Vie­le Bür­ge­rin­nen und Bür­ger fra­gen sich: War­um soll­ten wir die unbe­dach­te Zustim­mung der Bun­des­re­gie­rung zu einem über­di­men­sio­nier­ten Netz­aus­bau klag­los hin­neh­men, wenn die Rech­te der Bevöl­ke­rung bei die­sen Ent­schei­dun­gen mit Füßen getre­ten wur­den? Wenn der Bedarf nicht nach­voll­zieh­bar belegt wird, war­um dür­fen Finanz­in­ves­to­ren zu Las­ten der Strom­kun­den Gewin­ne machen? War­um darf die Gesund­heit der Bewoh­ner gefähr­det wer­den, ohne dass Bewei­se für die Unbe­denk­lich­keit von rie­si­gen Gleich­strom- und Wech­sel­strom­tras­sen in unmit­tel­ba­rer Nähe der Wohn­be­bau­ung vor­lie­gen? Und war­um gehen die ver­ant­wort­li­chen Poli­ti­ker nicht dage­gen vor?

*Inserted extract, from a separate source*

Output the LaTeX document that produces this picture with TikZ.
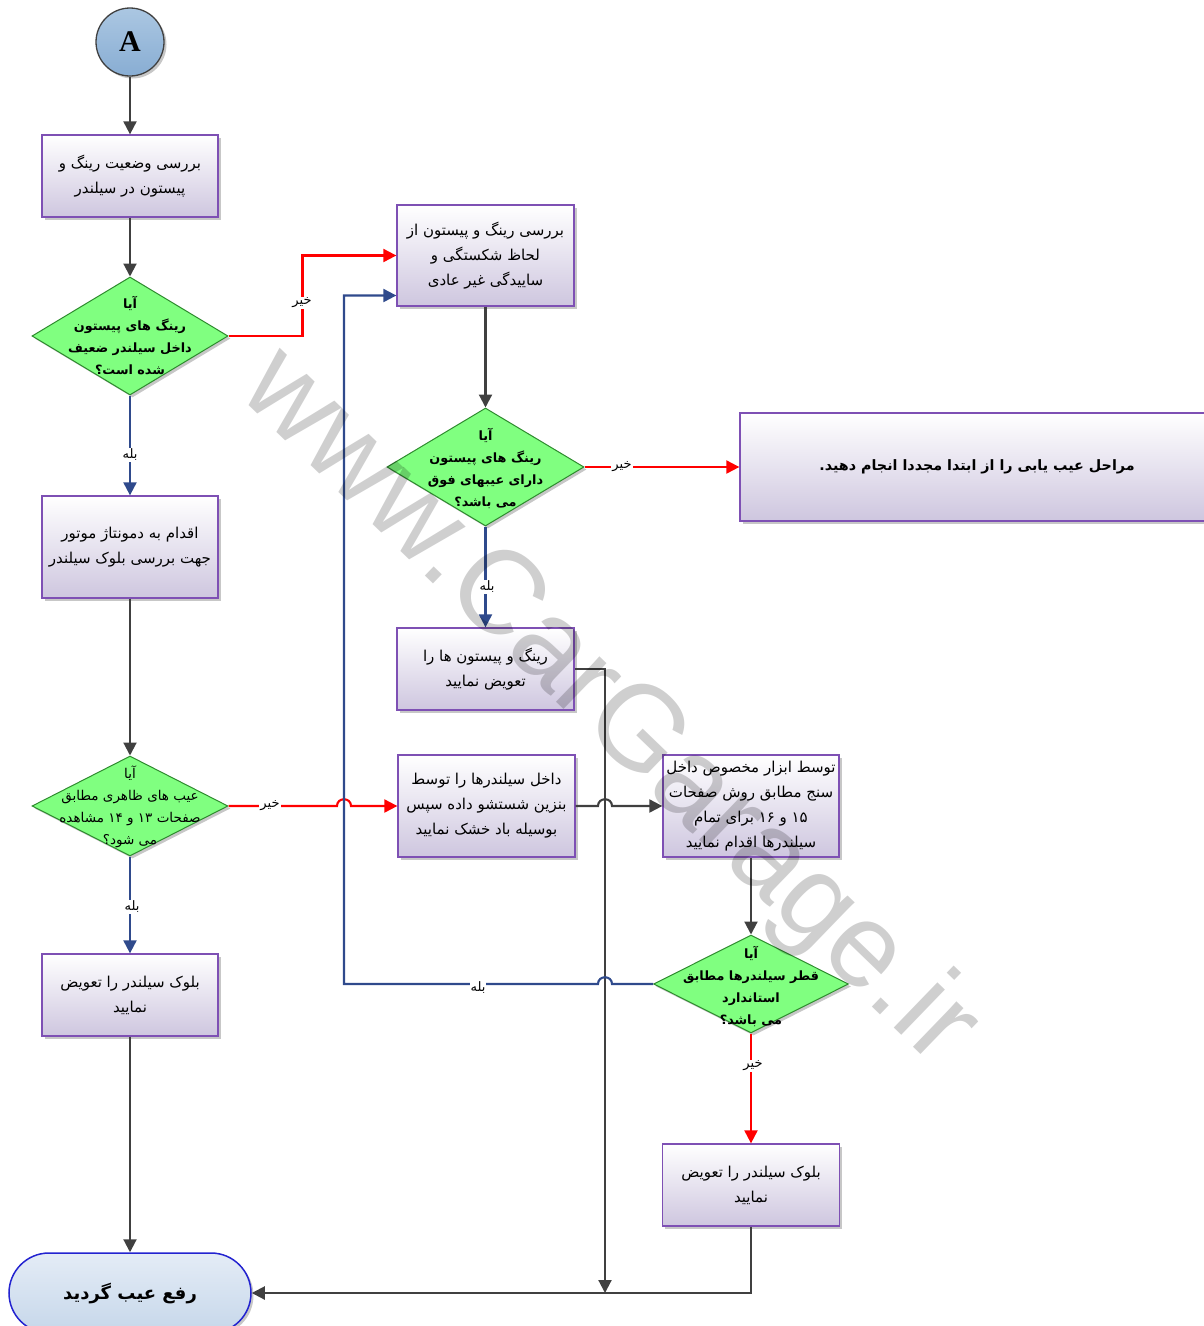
\documentclass[tikz,border=0pt]{standalone}
\usepackage{fontspec}
\usetikzlibrary{arrows.meta,shapes.geometric,shadows}
\newfontfamily\fa[Script=Arabic]{DejaVu Sans}
\newfontfamily\wmfont{Liberation Sans}
\newfontfamily\serifA{Liberation Serif}
\TeXXeTstate=1
\newcommand{\rl}[1]{\beginR #1\endR}
\definecolor{boxline}{HTML}{7E50B4}
\definecolor{boxbot}{HTML}{CEC6DF}
\definecolor{dfill}{HTML}{80FF80}
\definecolor{dline}{HTML}{2E8B2E}
\definecolor{yesc}{HTML}{2F4A8C}
\definecolor{noc}{HTML}{FF0000}
\definecolor{flowc}{HTML}{404040}
\definecolor{termline}{HTML}{2323D0}
\definecolor{termtop}{HTML}{E4ECF6}
\definecolor{termbot}{HTML}{C6D7EA}
\definecolor{atop}{HTML}{ABC7E2}
\definecolor{abot}{HTML}{88ADD3}
\begin{document}
\begin{tikzpicture}[x=1pt,y=-1pt,
  shad/.style={drop shadow={shadow xshift=2.5pt,shadow yshift=-2.5pt,opacity=0.22,fill=black}},
  box/.style={rectangle,draw=boxline,line width=1.3pt,top color=white,bottom color=boxbot,shad,
    inner sep=0pt,align=center,font=\fa\fontsize{15}{25}\selectfont},
  dia/.style={diamond,draw=dline,line width=1pt,fill=dfill,inner sep=0pt,shad},
  dtext/.style={align=center,inner sep=0pt,font=\fa\bfseries\fontsize{12.8}{22}\selectfont},
  dtextr/.style={align=center,inner sep=0pt,font=\fa\fontsize{13.5}{22}\selectfont},
  flowarr/.style={draw=flowc,line width=2.1pt,-{Triangle[length=13pt,width=13pt]}},
  yesarr/.style={draw=yesc,line width=2.1pt,-{Triangle[length=13pt,width=13pt]}},
  noarr/.style={draw=noc,line width=2.1pt,-{Triangle[length=13pt,width=13pt]}},
  lab/.style={fill=white,inner sep=1pt,font=\fa\fontsize{13}{13}\selectfont}
]
\useasboundingbox (0,0) rectangle (1204,1326);

% start circle
\node[circle,draw=flowc,line width=1.3pt,top color=atop,bottom color=abot,minimum size=68pt,inner sep=0pt,shad]
  (A) at (130,42) {\serifA\bfseries\fontsize{30}{30}\selectfont A};

% boxes
\node[box,minimum width=176pt,minimum height=82pt] (b1) at (130,176)
  {\rl{بررسی وضعیت رینگ و}\\\rl{پیستون در سیلندر}};
\node[box,minimum width=177pt,minimum height=101pt] (b2) at (485.5,255.5)
  {\rl{بررسی رینگ و پیستون از}\\\rl{لحاظ شکستگی و}\\\rl{ساییدگی غیر عادی}};
\node[box,minimum width=474pt,minimum height=108pt,font=\fa\bfseries\fontsize{14.3}{25}\selectfont] (big) at (977,467)
  {\rl{مراحل عیب یابی را از ابتدا مجددا انجام دهید\hbox{.}}};
\node[box,minimum width=177pt,minimum height=82pt] (b3) at (485.5,669)
  {\rl{رینگ و پیستون ها را}\\\rl{تعویض نمایید}};
\node[box,minimum width=176pt,minimum height=102pt] (b4) at (130,547)
  {\rl{اقدام به دمونتاژ موتور}\\\rl{جهت بررسی بلوک سیلندر}};
\node[box,minimum width=177pt,minimum height=102pt] (b5) at (486.5,806)
  {\rl{داخل سیلندرها را توسط}\\\rl{بنزین شستشو داده سپس}\\\rl{بوسیله باد خشک نمایید}};
\node[box,minimum width=176pt,minimum height=102pt] (b6) at (751,806)
  {\rl{توسط ابزار مخصوص داخل}\\\rl{سنج مطابق روش صفحات}\\\rl{۱۵ و ۱۶ برای تمام}\\\rl{سیلندرها اقدام نمایید}};
\node[box,minimum width=177pt,minimum height=82pt] (b7) at (751,1185)
  {\rl{بلوک سیلندر را تعویض}\\\rl{نمایید}};
\node[box,minimum width=176pt,minimum height=82pt] (b8) at (130,995)
  {\rl{بلوک سیلندر را تعویض}\\\rl{نمایید}};

% terminal
\node[rectangle,rounded corners=40pt,draw=termline,line width=1.5pt,top color=termtop,bottom color=termbot,shad,
  minimum width=242pt,minimum height=80pt,inner sep=0pt,font=\fa\bfseries\fontsize{18}{18}\selectfont]
  (term) at (130,1293) {\rl{رفع عیب گردید}};

% decisions
\node[dia,minimum width=196pt,minimum height=118pt] (d1) at (130,336) {};
\node[dtext] (d1t) at (130,336) {\rl{آیا}\\\rl{رینگ های پیستون}\\\rl{داخل سیلندر ضعیف}\\\rl{شده است؟}};
\node[dia,minimum width=197pt,minimum height=118pt] (d2) at (485.5,467) {};
\node[dtext] (d2t) at (485.5,468) {\rl{آیا}\\\rl{رینگ های پیستون}\\\rl{دارای عیبهای فوق}\\\rl{می باشد؟}};
\node[dia,minimum width=196pt,minimum height=100pt] (d3) at (130,806) {};
\node[dtextr] (d3t) at (130,807) {\rl{آیا}\\\rl{عیب های ظاهری مطابق}\\\rl{صفحات ۱۳ و ۱۴ مشاهده}\\\rl{می شود؟}};
\node[dia,minimum width=195pt,minimum height=98pt] (d4) at (751,984) {};
\node[dtext] (d4t) at (751,986) {\rl{آیا}\\\rl{قطر سیلندرها مطابق}\\\rl{استاندارد}\\\rl{می باشد؟}};

% connectors
\coordinate (j1) at (605,1293);
\draw[flowarr] (A.south) -- (b1.north);
\draw[flowarr] (b1.south) -- (d1.north);
\draw[noarr] (d1.east) -- ++(74,0) |- (b2.west);
\draw[flowarr] (b2.south) -- (d2.north);
\draw[noarr] (d2.east) -- (big.west);
\draw[yesarr] (d2.south) -- (b3.north);
\draw[flowarr] (b3.east) -| (j1);
\draw[yesarr] (d1.south) -- (b4.north);
\draw[flowarr] (b4.south) -- (d3.north);
\draw[noarr] (d3.east) -- (337,806) .. controls (337,797) and (351,797) .. (351,806) -- (b5.west);
\draw[flowarr] (b5.east) -- (598,806) .. controls (598,797) and (612,797) .. (612,806) -- (b6.west);
\draw[flowarr] (b6.south) -- (d4.north);
\draw[yesarr] (d4.west) -- (612,984) .. controls (612,975) and (598,975) .. (598,984) -- (344,984) |- ([yshift=-40pt]b2.west);
\draw[noarr] (d4.south) -- (b7.north);
\draw[flowarr] (b7.south) |- (term.east);
\draw[yesarr] (d3.south) -- (b8.north);
\draw[flowarr] (b8.south) -- (term.north);

% labels
\node[lab] (l1) at (302,303) {\rl{خیر}};
\node[lab] (l2) at (622,467) {\rl{خیر}};
\node[lab] (l3) at (487,587) {\rl{بله}};
\node[lab] (l4) at (130,455) {\rl{بله}};
\node[lab] (l5) at (270,806) {\rl{خیر}};
\node[lab] (l6) at (132,907) {\rl{بله}};
\node[lab] (l7) at (478,987) {\rl{بله}};
\node[lab] (l8) at (753,1066) {\rl{خیر}};

% watermark
\node[rotate=-44,text=black,text opacity=0.19,inner sep=0pt,font=\wmfont\fontsize{119}{119}\selectfont] (wm) at (608,709) {www.CarGarage.ir};
\end{tikzpicture}
\end{document}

Die Süd-Ost-Tras­se ist eine poli­ti­sche Ent­schei­dung, kei­ne phy­si­ka­li­sche Not­wen­dig­keit. Sie scha­det der Ener­gie­wen­de und damit den kli­ma­po­li­ti­schen Zie­len, denen der Deut­sche Bun­des­tag im Abkom­men von Paris zuge­stimmt hat. Ten­net und die ande­ren drei Über­tra­gungs­netz­be­trei­ber blei­ben Ant­wor­ten schul­dig, die den Bedarf für meh­re­re geplan­te gro­ße Strom­tras­sen durch Deutsch­land und Bay­ern recht­fer­ti­gen wür­den. Des­halb liegt es in der Ver­ant­wor­tung der Poli­tik, den Anma­ßun­gen der Möch­te­gern-Bau­her­ren ent­schie­den ent­ge­gen­zu­tre­ten, um die zu erwar­ten­den Schä­den für Mensch, Umwelt und die regio­na­le Wert­schöp­fung zu verhindern.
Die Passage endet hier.